## Exercise directions
Give back an exact copy of the lines from the start of the material through the line bearing "import numpy as np". Include both ends and nothing else.

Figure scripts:
····················

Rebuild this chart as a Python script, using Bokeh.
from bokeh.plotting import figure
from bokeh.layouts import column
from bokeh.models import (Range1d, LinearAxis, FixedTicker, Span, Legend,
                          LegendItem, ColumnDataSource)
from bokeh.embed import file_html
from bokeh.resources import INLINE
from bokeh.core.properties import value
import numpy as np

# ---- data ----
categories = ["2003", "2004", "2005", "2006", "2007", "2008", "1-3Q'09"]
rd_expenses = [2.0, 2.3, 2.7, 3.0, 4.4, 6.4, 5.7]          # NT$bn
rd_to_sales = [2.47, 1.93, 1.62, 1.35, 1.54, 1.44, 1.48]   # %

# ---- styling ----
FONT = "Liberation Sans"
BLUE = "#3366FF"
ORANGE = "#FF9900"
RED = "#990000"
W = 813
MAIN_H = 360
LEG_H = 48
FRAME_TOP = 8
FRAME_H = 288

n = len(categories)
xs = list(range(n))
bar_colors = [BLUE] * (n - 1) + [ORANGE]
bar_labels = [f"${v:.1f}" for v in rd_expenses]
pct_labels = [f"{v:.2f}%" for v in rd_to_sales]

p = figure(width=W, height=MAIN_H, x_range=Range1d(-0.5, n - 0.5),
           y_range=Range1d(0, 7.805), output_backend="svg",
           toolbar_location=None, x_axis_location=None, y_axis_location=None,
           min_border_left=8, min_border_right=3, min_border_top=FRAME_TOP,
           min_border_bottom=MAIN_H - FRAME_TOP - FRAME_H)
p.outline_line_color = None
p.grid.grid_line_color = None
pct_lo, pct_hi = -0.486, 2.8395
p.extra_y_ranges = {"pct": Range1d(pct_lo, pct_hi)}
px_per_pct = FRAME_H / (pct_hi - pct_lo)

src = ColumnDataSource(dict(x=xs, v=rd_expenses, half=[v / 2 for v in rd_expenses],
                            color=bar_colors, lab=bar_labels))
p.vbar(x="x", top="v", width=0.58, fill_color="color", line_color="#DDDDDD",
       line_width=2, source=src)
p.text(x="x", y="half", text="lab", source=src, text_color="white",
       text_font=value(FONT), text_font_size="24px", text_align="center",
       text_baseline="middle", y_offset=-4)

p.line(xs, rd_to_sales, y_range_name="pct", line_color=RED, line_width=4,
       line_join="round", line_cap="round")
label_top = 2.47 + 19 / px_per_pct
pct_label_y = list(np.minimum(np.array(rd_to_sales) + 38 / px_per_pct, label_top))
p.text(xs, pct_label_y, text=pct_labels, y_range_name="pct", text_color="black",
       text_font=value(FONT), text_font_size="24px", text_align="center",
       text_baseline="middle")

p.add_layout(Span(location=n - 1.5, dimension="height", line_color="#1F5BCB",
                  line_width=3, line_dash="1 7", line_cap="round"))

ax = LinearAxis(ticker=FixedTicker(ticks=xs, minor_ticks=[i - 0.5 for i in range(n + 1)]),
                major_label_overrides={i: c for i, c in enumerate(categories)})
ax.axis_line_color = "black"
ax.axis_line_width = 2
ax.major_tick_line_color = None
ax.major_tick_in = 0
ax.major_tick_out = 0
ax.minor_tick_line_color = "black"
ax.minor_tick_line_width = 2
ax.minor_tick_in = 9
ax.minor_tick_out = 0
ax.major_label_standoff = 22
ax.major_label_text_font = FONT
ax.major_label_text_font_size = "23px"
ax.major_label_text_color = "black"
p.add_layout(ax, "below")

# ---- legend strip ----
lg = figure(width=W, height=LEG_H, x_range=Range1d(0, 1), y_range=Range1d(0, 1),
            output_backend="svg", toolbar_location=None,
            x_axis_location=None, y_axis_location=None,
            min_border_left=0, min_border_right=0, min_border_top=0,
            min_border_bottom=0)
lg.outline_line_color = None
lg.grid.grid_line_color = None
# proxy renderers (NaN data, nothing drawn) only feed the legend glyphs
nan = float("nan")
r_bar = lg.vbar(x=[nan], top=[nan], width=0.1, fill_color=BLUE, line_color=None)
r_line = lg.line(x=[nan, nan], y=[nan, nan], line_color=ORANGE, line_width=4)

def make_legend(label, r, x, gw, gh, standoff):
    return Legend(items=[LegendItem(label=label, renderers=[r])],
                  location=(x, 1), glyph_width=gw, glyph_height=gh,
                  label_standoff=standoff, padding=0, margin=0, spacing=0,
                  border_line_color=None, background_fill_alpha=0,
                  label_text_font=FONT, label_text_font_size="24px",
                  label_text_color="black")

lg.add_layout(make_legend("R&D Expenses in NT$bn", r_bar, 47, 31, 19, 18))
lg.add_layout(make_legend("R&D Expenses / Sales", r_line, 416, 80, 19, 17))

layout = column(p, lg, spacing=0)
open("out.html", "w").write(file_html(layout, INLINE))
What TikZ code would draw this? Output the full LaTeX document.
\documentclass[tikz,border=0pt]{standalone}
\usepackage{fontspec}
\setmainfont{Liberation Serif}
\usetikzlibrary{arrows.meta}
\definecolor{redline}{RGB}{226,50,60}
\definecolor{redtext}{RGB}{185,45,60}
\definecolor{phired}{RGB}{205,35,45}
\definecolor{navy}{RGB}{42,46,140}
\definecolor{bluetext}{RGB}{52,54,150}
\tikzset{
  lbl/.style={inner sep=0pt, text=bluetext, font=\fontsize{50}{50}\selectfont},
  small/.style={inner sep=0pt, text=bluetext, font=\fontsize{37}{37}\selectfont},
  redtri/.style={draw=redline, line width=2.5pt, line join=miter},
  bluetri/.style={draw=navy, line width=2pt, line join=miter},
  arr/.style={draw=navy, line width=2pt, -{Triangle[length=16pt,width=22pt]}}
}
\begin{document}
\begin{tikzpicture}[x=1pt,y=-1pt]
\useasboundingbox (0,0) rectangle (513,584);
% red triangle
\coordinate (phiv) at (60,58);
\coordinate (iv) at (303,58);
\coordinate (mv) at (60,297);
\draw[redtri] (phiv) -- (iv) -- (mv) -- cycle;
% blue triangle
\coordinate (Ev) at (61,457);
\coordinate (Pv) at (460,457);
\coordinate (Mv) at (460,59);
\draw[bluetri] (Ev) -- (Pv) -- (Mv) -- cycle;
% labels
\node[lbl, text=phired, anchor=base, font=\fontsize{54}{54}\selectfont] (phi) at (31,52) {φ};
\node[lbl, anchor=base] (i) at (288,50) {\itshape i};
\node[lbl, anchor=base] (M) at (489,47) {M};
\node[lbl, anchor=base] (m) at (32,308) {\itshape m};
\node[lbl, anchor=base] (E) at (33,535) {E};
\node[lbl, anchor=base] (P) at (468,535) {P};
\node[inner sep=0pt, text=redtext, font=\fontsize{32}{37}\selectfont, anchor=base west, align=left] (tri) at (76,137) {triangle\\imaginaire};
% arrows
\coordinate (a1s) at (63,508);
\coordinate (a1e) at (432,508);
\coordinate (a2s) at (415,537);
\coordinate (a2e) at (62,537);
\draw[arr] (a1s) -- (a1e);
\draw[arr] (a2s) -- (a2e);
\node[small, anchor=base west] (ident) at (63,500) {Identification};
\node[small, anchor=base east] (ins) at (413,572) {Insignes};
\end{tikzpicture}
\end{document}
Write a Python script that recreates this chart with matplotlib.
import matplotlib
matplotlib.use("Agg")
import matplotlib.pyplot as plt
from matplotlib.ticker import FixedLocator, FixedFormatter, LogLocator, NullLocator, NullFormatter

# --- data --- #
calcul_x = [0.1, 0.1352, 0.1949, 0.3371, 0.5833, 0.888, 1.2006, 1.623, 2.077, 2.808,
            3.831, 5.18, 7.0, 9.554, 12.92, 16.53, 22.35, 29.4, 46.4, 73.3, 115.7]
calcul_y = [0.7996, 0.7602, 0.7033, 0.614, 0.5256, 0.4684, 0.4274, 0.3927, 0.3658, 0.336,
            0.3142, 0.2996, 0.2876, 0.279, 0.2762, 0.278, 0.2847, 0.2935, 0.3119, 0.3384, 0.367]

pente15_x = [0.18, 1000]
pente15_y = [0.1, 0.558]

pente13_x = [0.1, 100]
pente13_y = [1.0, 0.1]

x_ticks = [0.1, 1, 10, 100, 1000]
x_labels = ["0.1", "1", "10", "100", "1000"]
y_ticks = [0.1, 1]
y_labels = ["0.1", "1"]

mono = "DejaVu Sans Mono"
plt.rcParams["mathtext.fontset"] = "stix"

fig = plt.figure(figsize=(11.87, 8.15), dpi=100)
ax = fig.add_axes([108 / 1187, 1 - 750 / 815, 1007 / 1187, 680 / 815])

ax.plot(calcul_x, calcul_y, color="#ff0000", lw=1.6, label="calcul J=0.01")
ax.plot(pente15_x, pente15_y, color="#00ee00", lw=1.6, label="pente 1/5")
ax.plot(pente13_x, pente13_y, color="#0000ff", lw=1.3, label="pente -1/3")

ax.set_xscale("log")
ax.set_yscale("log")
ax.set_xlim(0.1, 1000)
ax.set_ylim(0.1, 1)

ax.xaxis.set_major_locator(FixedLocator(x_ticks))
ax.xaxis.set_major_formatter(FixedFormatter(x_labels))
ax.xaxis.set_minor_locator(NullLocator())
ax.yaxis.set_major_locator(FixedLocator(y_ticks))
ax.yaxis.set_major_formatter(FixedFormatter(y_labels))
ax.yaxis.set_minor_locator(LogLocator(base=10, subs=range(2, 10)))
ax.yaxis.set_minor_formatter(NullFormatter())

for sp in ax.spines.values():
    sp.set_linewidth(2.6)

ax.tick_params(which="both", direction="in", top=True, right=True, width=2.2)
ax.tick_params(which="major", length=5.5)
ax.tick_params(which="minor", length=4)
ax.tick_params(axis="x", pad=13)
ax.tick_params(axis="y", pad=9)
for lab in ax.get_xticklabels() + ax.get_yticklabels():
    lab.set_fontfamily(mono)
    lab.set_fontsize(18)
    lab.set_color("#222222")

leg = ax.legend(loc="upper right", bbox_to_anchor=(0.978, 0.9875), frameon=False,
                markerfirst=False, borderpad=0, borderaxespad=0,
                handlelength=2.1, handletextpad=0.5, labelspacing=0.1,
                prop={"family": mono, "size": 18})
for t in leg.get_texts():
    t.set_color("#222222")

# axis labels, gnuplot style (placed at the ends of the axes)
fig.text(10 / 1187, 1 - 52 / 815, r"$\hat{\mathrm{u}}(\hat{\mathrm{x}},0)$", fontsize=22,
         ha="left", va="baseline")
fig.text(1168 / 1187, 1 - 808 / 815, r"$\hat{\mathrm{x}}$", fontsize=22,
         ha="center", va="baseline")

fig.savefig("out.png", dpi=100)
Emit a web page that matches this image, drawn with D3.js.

····················

## Result of the task
Rebuild this chart as a Python script, using Bokeh.
from bokeh.plotting import figure
from bokeh.layouts import column
from bokeh.models import (Range1d, LinearAxis, FixedTicker, Span, Legend,
                          LegendItem, ColumnDataSource)
from bokeh.embed import file_html
from bokeh.resources import INLINE
from bokeh.core.properties import value
import numpy as np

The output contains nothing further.